How much does removing an old patio typically add to the cost?

Demolition and removal can add several hundred to over a thousand dollars depending on thickness, access, disposal fees, and whether the crew needs saw-cutting or heavy equipment. If you have an old slab, request whether the price includes removal, haul-off, and grading to final sub-base level.

What DIY costs usually surprise homeowners on a 10x10 concrete patio?

DIY can lower out-of-pocket material cost, but tool rental, form lumber, joint tools, and curing supplies can erase much of the savings. Also, if you need a concrete truck, you may have a minimum load that raises the effective cost for a small 10x10. Get a clear tally of total concrete volume and delivery minimums.

Will connecting my 10x10 patio to a driveway, walkway, or existing slab change the cost?

Yes. A common example is when the patio ties into an existing slab, step, or garage edge, you may need proper expansion gaps, bonding or transition details, and sometimes additional excavation to maintain drainage. Any interface detail can affect both labor time and required materials.

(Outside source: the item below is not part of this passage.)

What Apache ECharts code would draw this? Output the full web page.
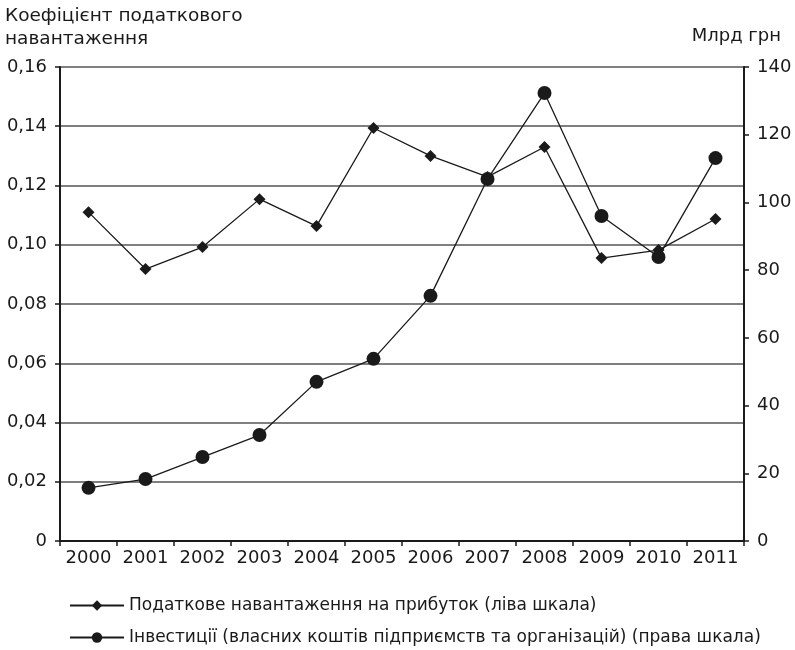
<!DOCTYPE html>
<html>
<head>
<meta charset="utf-8">
<script src="https://cdn.jsdelivr.net/npm/echarts@6/dist/echarts.min.js"></script>
<style>
  html, body { margin: 0; padding: 0; background: #fff; }
  #chart { width: 795px; height: 650px; }
</style>
</head>
<body>
<div id="chart"></div>
<script>
// Years on the category axis
const years = ['2000', '2001', '2002', '2003', '2004', '2005', '2006', '2007', '2008', '2009', '2010', '2011'];
// Tax burden coefficient on profit (left scale)
const taxBurden = [0.111, 0.0918, 0.0992, 0.1154, 0.1063, 0.1394, 0.1300, 0.1229, 0.1330, 0.0955, 0.0982, 0.1087];
// Investments from own funds of enterprises, bn UAH (right scale)
const investments = [15.7, 18.3, 24.8, 31.3, 47.0, 53.8, 72.4, 106.9, 132.3, 96.0, 83.9, 113.1];

const font = '"DejaVu Sans", "Liberation Sans", sans-serif';
const ink = '#1a1a1a';

const chart = echarts.init(document.getElementById('chart'), null, { renderer: 'canvas' });
chart.setOption({
  animation: false,
  backgroundColor: '#fff',
  textStyle: { fontFamily: font, color: ink },
  grid: { left: 60, right: 51, top: 67, bottom: 109, containLabel: false },
  graphic: [
    { type: 'text', left: 5, top: 5, style: { text: 'Коефіцієнт податкового\nнавантаження', font: '18.5px ' + font, fill: ink, lineHeight: 23 } },
    { type: 'text', right: 14, top: 27, style: { text: 'Млрд грн', font: '18px ' + font, fill: ink } }
  ],
  legend: {
    orient: 'vertical',
    left: 69,
    top: 597,
    height: 80,
    padding: 0,
    itemWidth: 54,
    itemHeight: 13,
    itemGap: 15,
    textStyle: { fontFamily: font, fontSize: 17, color: ink },
    data: [
      { name: 'Податкове навантаження на прибуток (ліва шкала)' },
      { name: 'Інвестиції (власних коштів підприємств та організацій) (права шкала)' }
    ]
  },
  xAxis: {
    type: 'category',
    data: years,
    boundaryGap: true,
    axisLine: { lineStyle: { color: ink, width: 2 } },
    axisTick: { show: true, interval: 0, length: 5, lineStyle: { color: ink, width: 1.5 } },
    axisLabel: { interval: 0, hideOverlap: false, fontFamily: font, fontSize: 18, color: ink, margin: 8 }
  },
  yAxis: [
    {
      type: 'value', min: 0, max: 0.16, interval: 0.02, position: 'left',
      axisLine: { show: true, lineStyle: { color: ink, width: 2 } },
      axisTick: { show: true, length: 5, lineStyle: { color: ink, width: 1.5 } },
      splitLine: { show: true, lineStyle: { color: '#555', width: 1.5 } },
      axisLabel: {
        fontFamily: font, fontSize: 18, color: ink, margin: 13,
        formatter: v => v === 0 ? '0' : v.toFixed(2).replace('.', ',')
      }
    },
    {
      type: 'value', min: 0, max: 140, interval: 20, position: 'right',
      axisLine: { show: true, lineStyle: { color: ink, width: 2 } },
      axisTick: { show: true, length: 5, lineStyle: { color: ink, width: 1.5 } },
      splitLine: { show: false },
      axisLabel: { fontFamily: font, fontSize: 18, color: ink, margin: 13 }
    }
  ],
  series: [
    {
      name: 'Податкове навантаження на прибуток (ліва шкала)',
      type: 'line',
      yAxisIndex: 0,
      data: taxBurden,
      symbol: 'diamond',
      symbolSize: 12,
      itemStyle: { color: ink },
      lineStyle: { color: ink, width: 1.3 },
      z: 3
    },
    {
      name: 'Інвестиції (власних коштів підприємств та організацій) (права шкала)',
      type: 'line',
      yAxisIndex: 1,
      data: investments,
      symbol: 'circle',
      symbolSize: 14,
      itemStyle: { color: ink },
      lineStyle: { color: ink, width: 1.3 },
      z: 4
    }
  ]
});
</script>
</body>
</html>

How do weather conditions and cure plans affect the final price?

Many patios are priced with an assumption of “average” weather and normal cure conditions. If your site has extreme heat, forecasted rain, or nearby structures that create wind exposure, contractors may price additional labor for protection and curing. Ask how they plan for weather windows.

Which approach is better value for a 10x10, stamped concrete or pavers, and how do I compare fairly?

If you’re undecided between stamped concrete and pavers, request quotes that match the same scope: same thickness concept (for concrete), same sub-base requirements, and the same drainage and edge details. Even if the square footage is the same, pavers can include more material layers and different labor, so identical assumptions matter.